Christian women are torn on the use of the word "feminism." Even if you never use it yourself, as I never did, it will be thrown at you - if you do not scrape the ground and play dead. Then what do you do? Stand up and say, "Not me! I would never agree with equality for women?" Not ruddy likely! So like it or not, a woman has to deal with this word.

The first time I told a colleague at school that I had been called a "...... feminist" online, she spurted a mouthful of coffee right out of her mouth. Clearly, I am not your typical in-your-face feminist in my bricks and mortar life.

The reality is that unless a woman is deprived of rights, she has little reason to ask for more rights. As a female teacher, I have all the rights of the male teachers, and as one of the majority, it is my duty to make the male teachers feel welcome and included. I have been in schools where female teachers do not make the men feel comfortable, simply by steering the conversation in directions that are not easily engaged in by both sexes. But in my present school, we love our male teachers, and make a concerted effort to express our appreciation and concern for what makes them feel included.

Anyway, I am rambling - what a mess. In my work life, I don't have to be a vocal feminist, but in the Christian community it is very necessary because normal rights that we need to carry on basic life and care for ourselves, our parents and our children, are being removed from women.

Here is the link that I meant to pass on about Sarah Palin. She is expanding the use of the term feminism. I am happy with that. Feminism should be a broad term like "conservative" or "liberal" or "Christian" and many other terms which take on meaning in their context. I am happy to be a "feminist," sometimes conservative, sometimes liberal and sometimes "Christian" .

Thursday, July 01, 2010

Prodigal Thought

I have recently been reading Scott's blog, Prodigal Thought. In this post, he summarizes his series on the role of women, and continues it. Scott is taking a unique approach, which I am sure you will enjoy.
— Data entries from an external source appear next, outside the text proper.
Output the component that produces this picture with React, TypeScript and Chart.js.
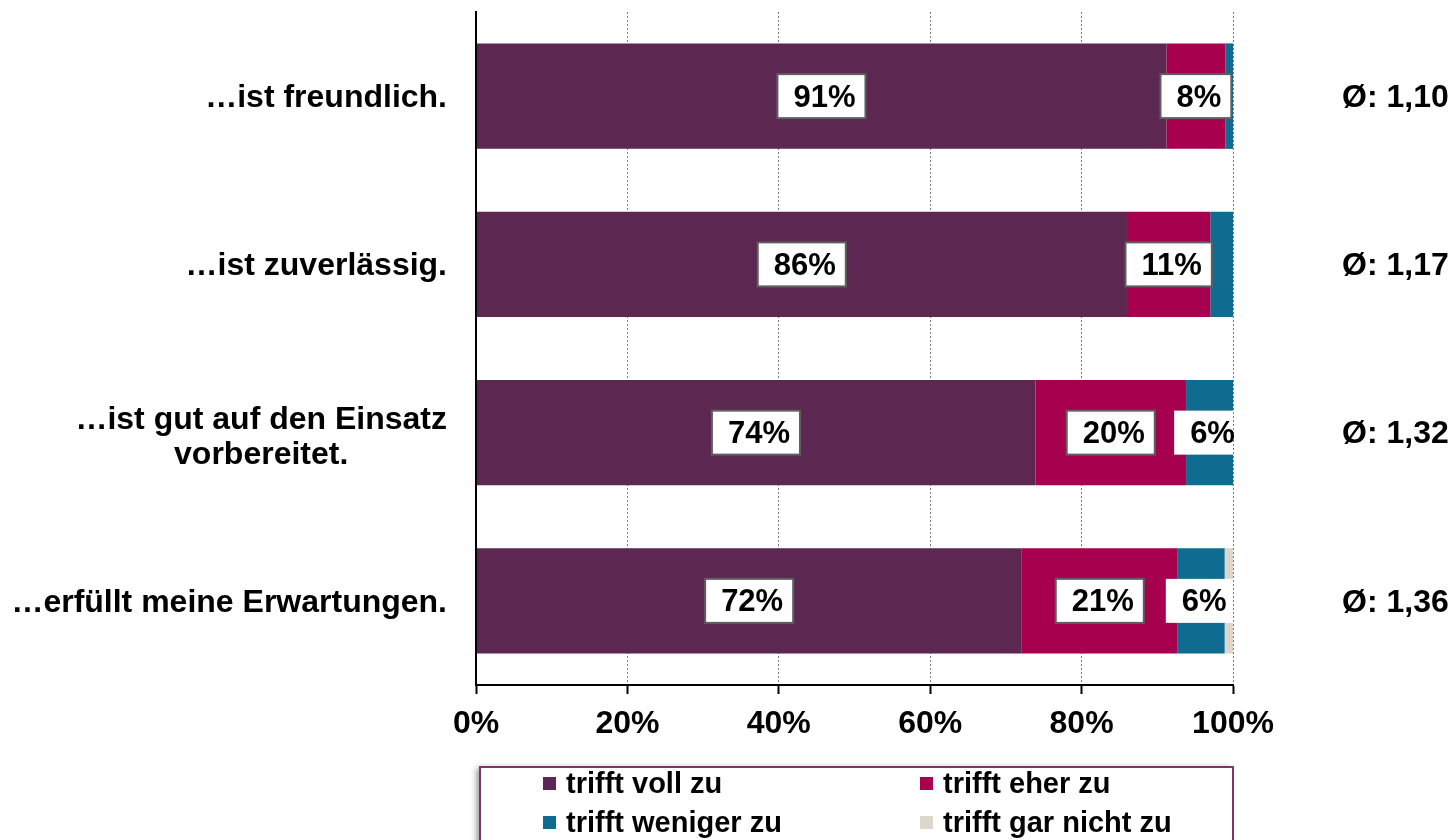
import React, { useEffect, useRef } from "react";
import { Chart, registerables } from "chart.js";

Chart.register(...registerables);

const categories: string[][] = [
  ["…ist freundlich."],
  ["…ist zuverlässig."],
  ["…ist gut auf den Einsatz", "vorbereitet."],
  ["…erfüllt meine Erwartungen."],
];
const seriesNames = ["trifft voll zu", "trifft eher zu", "trifft weniger zu", "trifft gar nicht zu"];
const seriesColors = ["#5C2751", "#A6004F", "#0F6B8F", "#DCD6CB"];
const trifftVoll = [91.2, 86.0, 73.9, 72.1];
const trifftEher = [7.8, 11.0, 19.9, 20.6];
const trifftWeniger = [1.0, 3.0, 6.2, 6.2];
const trifftGarNicht = [0, 0, 0, 1.1];
const averages = ["Ø: 1,10", "Ø: 1,17", "Ø: 1,32", "Ø: 1,36"];
const xTicks = [0, 20, 40, 60, 80, 100];

const FONT = "'Liberation Sans', Arial, sans-serif";

const customPlugin = {
  id: "custom",
  afterDatasetsDraw(chart: any) {
    const ctx = chart.ctx;
    const area = chart.chartArea;
    ctx.save();
    ctx.font = `bold 31px ${FONT}`;
    ctx.textBaseline = "middle";
    ctx.textAlign = "center";
    chart.data.datasets.forEach((ds: any, di: number) => {
      const meta = chart.getDatasetMeta(di);
      meta.data.forEach((bar: any, i: number) => {
        const v = ds.data[i];
        if (v < 5) return;
        const txt = Math.round(v) + "%";
        const cx = (bar.x + bar.base) / 2;
        const cy = bar.y;
        const w = ctx.measureText(txt).width + 26;
        const h = 44;
        let x0 = cx - w / 2;
        let x1 = cx + w / 2;
        const clipped = x1 > area.right;
        if (clipped) x1 = area.right;
        ctx.fillStyle = "#ffffff";
        ctx.fillRect(x0, cy - h / 2, x1 - x0, h);
        if (!clipped) {
          ctx.strokeStyle = "#5f5f5f";
          ctx.lineWidth = 2;
          ctx.strokeRect(x0, cy - h / 2, w, h);
        }
        ctx.fillStyle = "#000000";
        ctx.fillText(txt, cx + 3, cy + 2);
      });
    });
    ctx.restore();
  },
  afterDraw(chart: any) {
    const ctx = chart.ctx;
    const yScale = chart.scales.y;
    const xScale = chart.scales.x;
    const area = chart.chartArea;
    ctx.save();
    // solid axis lines
    ctx.strokeStyle = "#000";
    ctx.lineWidth = 2;
    ctx.setLineDash([]);
    ctx.beginPath();
    ctx.moveTo(area.left, area.bottom);
    ctx.lineTo(area.right, area.bottom);
    ctx.moveTo(area.left, area.top);
    ctx.lineTo(area.left, area.bottom);
    ctx.stroke();
    // category labels
    ctx.font = `bold 32px ${FONT}`;
    ctx.textBaseline = "middle";
    ctx.fillStyle = "#000";
    categories.forEach((lines, i) => {
      const cy = yScale.getPixelForValue(i);
      const maxW = Math.max(...lines.map((l) => ctx.measureText(l).width));
      const cx = 447 - maxW / 2;
      const lh = 35;
      const startY = cy - ((lines.length - 1) * lh) / 2 + (lines.length > 1 ? 3 : 0);
      ctx.textAlign = "center";
      lines.forEach((l, k) => ctx.fillText(l, cx, startY + k * lh + 2));
    });
    // averages
    ctx.font = `bold 32px ${FONT}`;
    ctx.textAlign = "left";
    averages.forEach((a, i) => {
      const cy = yScale.getPixelForValue(i);
      ctx.fillText(a, 1342, cy + 2);
    });
    // legend box
    const lx = 480, ly = 767, lw = 753, lh2 = 90;
    ctx.save();
    ctx.shadowColor = "rgba(0,0,0,0.45)";
    ctx.shadowBlur = 6;
    ctx.shadowOffsetX = -3;
    ctx.shadowOffsetY = 1;
    ctx.fillStyle = "#fff";
    ctx.fillRect(lx, ly, lw, lh2);
    ctx.restore();
    ctx.strokeStyle = "#7A3A63";
    ctx.lineWidth = 2;
    ctx.strokeRect(lx, ly, lw, lh2);
    const colX = [543, 920];
    const rowY = [783, 822];
    ctx.font = `bold 29px ${FONT}`;
    ctx.textAlign = "left";
    chart.data.datasets.forEach((ds: any, di: number) => {
      const x = colX[di % 2];
      const y = rowY[Math.floor(di / 2)];
      ctx.fillStyle = ds.backgroundColor;
      ctx.fillRect(x, y - 6, 13, 13);
      ctx.fillStyle = "#000";
      ctx.fillText(ds.label, x + 23, y + 2);
    });
    ctx.restore();
  },
};

export default function App() {
  const ref = useRef<HTMLCanvasElement>(null);
  useEffect(() => {
    if (!ref.current) return;
    const values = [trifftVoll, trifftEher, trifftWeniger, trifftGarNicht];
    const chart = new Chart(ref.current, {
      type: "bar",
      data: {
        labels: categories.map((c) => c.join(" ")),
        datasets: seriesNames.map((name, i) => ({
          label: name,
          data: values[i],
          backgroundColor: seriesColors[i],
          borderWidth: 0,
          categoryPercentage: 1,
          barPercentage: 0.627,
        })),
      },
      options: {
        indexAxis: "y",
        responsive: false,
        animation: false,
        layout: { padding: { left: 0, right: 223, top: 12, bottom: 95 } },
        plugins: { legend: { display: false }, tooltip: { enabled: false } },
        scales: {
          x: {
            stacked: true,
            min: 0,
            max: 100,
            afterBuildTicks: (scale: any) => {
              scale.ticks = xTicks.map((v) => ({ value: v }));
            },
            afterFit: (scale: any) => {
              scale.height = 60;
            },
            ticks: {
              callback: (v: any) => v + "%",
              font: { family: FONT, size: 32, weight: "bold" },
              color: "#000",
              padding: 11,
              maxRotation: 0,
            },
            grid: {
              color: (c: any) => (c.tick && c.tick.value === 0 ? "rgba(0,0,0,0)" : "#7a7a7a"),
              lineWidth: 1,
              borderDash: [2, 2],
              tickColor: "#000",
              tickLength: 9,
              tickBorderDash: [],
              tickWidth: 2,
            },
            border: { display: true, color: "#000", width: 2, dash: [2, 2] },
          },
          y: {
            stacked: true,
            afterFit: (scale: any) => {
              scale.width = 476;
            },
            ticks: { display: false },
            grid: { display: false },
            border: { display: true, color: "#000", width: 2 },
          },
        },
      },
      plugins: [customPlugin],
    } as any);
    return () => chart.destroy();
  }, []);
  return (
    <div style={{ position: "absolute", left: 0, top: 0, width: 1456, height: 840, background: "#fff" }}>
      <canvas ref={ref} width={1456} height={840} style={{ display: "block" }} />
    </div>
  );
}
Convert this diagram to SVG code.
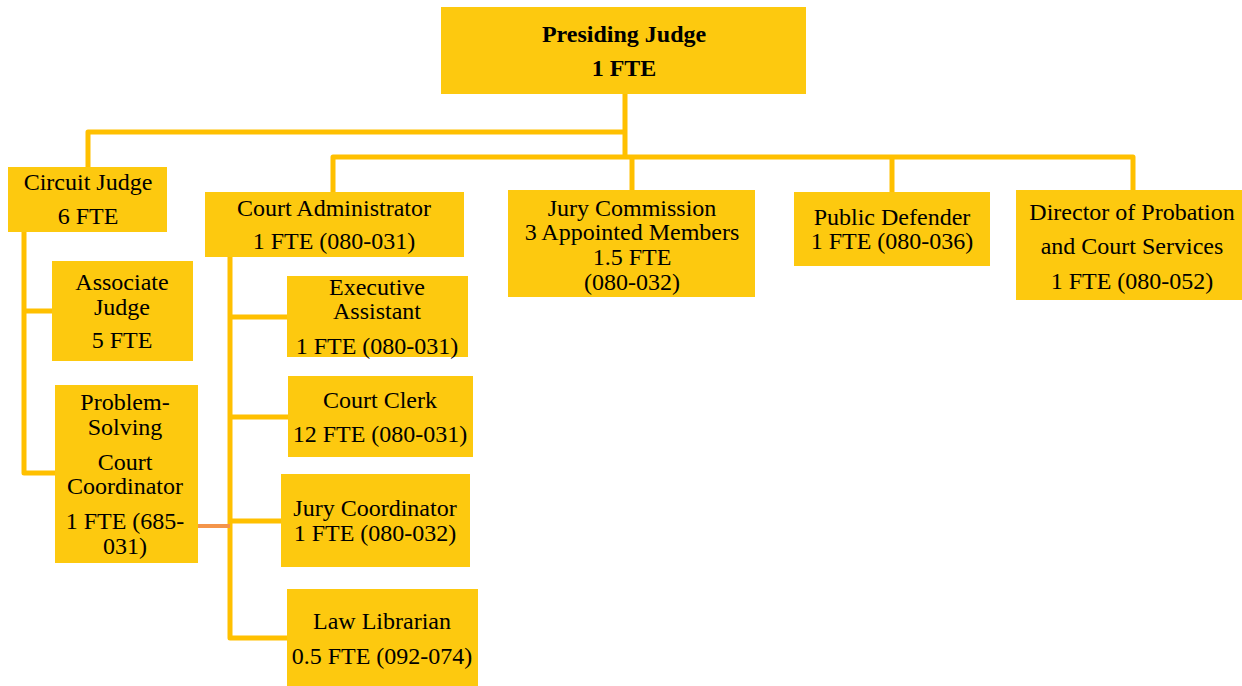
<svg xmlns="http://www.w3.org/2000/svg" width="1242" height="686" viewBox="0 0 1242 686">
<style>
.box{fill:#FDC90F}
.ln{stroke:#FFC000;stroke-width:5;fill:none;stroke-linejoin:round}
text{font-family:'Liberation Serif','Times New Roman','DejaVu Serif',serif;font-size:24px;fill:#000;text-anchor:middle}
.b{font-weight:bold;font-size:24px}
</style>
<rect width="1242" height="686" fill="#fff"/>
<g id="connectors">
<path class="ln" d="M625 94V156M625 132H88V168M333 192V157H1133V190M632 157V190M892 157V192"/>
<path class="ln" d="M24 231V473H55M24 311H52"/>
<path class="ln" d="M230 257V638H287M230 317H287M230 417H288M230 521H281"/>
<path d="M193 526H230" stroke="#F4954B" stroke-width="4"/>
</g>
<g id="presiding"><rect class="box" x="441" y="7" width="365" height="87"/><text class="b" x="624" y="42">Presiding Judge</text><text class="b" x="624" y="76">1 FTE</text></g>
<g id="circuit"><rect class="box" x="8" y="167" width="159" height="65"/><text x="88" y="190">Circuit Judge</text><text x="88" y="224">6 FTE</text></g>
<g id="courtadmin"><rect class="box" x="205" y="192" width="259" height="65"/><text x="334" y="216">Court Administrator</text><text x="334" y="249">1 FTE (080-031)</text></g>
<g id="associate"><rect class="box" x="52" y="261" width="141" height="100"/><text x="122" y="290">Associate</text><text x="122" y="315">Judge</text><text x="122" y="348">5 FTE</text></g>
<g id="problem"><rect class="box" x="55" y="385" width="143" height="178"/><text x="125" y="410">Problem-</text><text x="125" y="435">Solving</text><text x="125" y="470">Court</text><text x="125" y="494">Coordinator</text><text x="125" y="529">1 FTE (685-</text><text x="125" y="554">031)</text></g>
<g id="exec"><rect class="box" x="287" y="276" width="181" height="81"/><text x="377" y="295">Executive</text><text x="377" y="319">Assistant</text><text x="377" y="354">1 FTE (080-031)</text></g>
<g id="clerk"><rect class="box" x="288" y="376" width="185" height="81"/><text x="380" y="408">Court Clerk</text><text x="380" y="442">12 FTE (080-031)</text></g>
<g id="jurycoord"><rect class="box" x="281" y="474" width="189" height="93"/><text x="375" y="516">Jury Coordinator</text><text x="375" y="541">1 FTE (080-032)</text></g>
<g id="librarian"><rect class="box" x="287" y="589" width="191" height="97"/><text x="382" y="629">Law Librarian</text><text x="382" y="664">0.5 FTE (092-074)</text></g>
<g id="jurycomm"><rect class="box" x="508" y="190" width="247" height="107"/><text x="632" y="216">Jury Commission</text><text x="632" y="240">3 Appointed Members</text><text x="632" y="265">1.5 FTE</text><text x="632" y="290">(080-032)</text></g>
<g id="defender"><rect class="box" x="794" y="192" width="196" height="74"/><text x="892" y="225">Public Defender</text><text x="892" y="249">1 FTE (080-036)</text></g>
<g id="probation"><rect class="box" x="1016" y="190" width="226" height="110"/><text x="1132" y="220">Director of Probation</text><text x="1132" y="254">and Court Services</text><text x="1132" y="289">1 FTE (080-052)</text></g>
</svg>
TC discusses his switch to the ESV here and here. It really bothers me that we do not have a Bible translation which most people can make peace with.

Ken Pulliam blogs about Biblical Counselling and Christian women. Paula has earned a place in the top 50 biblioblogs.

Finally, there has also been a fair bit of talk about an article entitled The End of Men. Mohler wrote about, also Gary Simmons and Julie Clawson.

Another June Wedding

It was a gorgeous wedding, very relaxed and fun. My son and his sweetheart were married down by the beach. There were no prepared speeches but we did have an open mike session. As you can see, it was very lively!

Charis has posted pictures of her daughters wedding, so I thought I would share.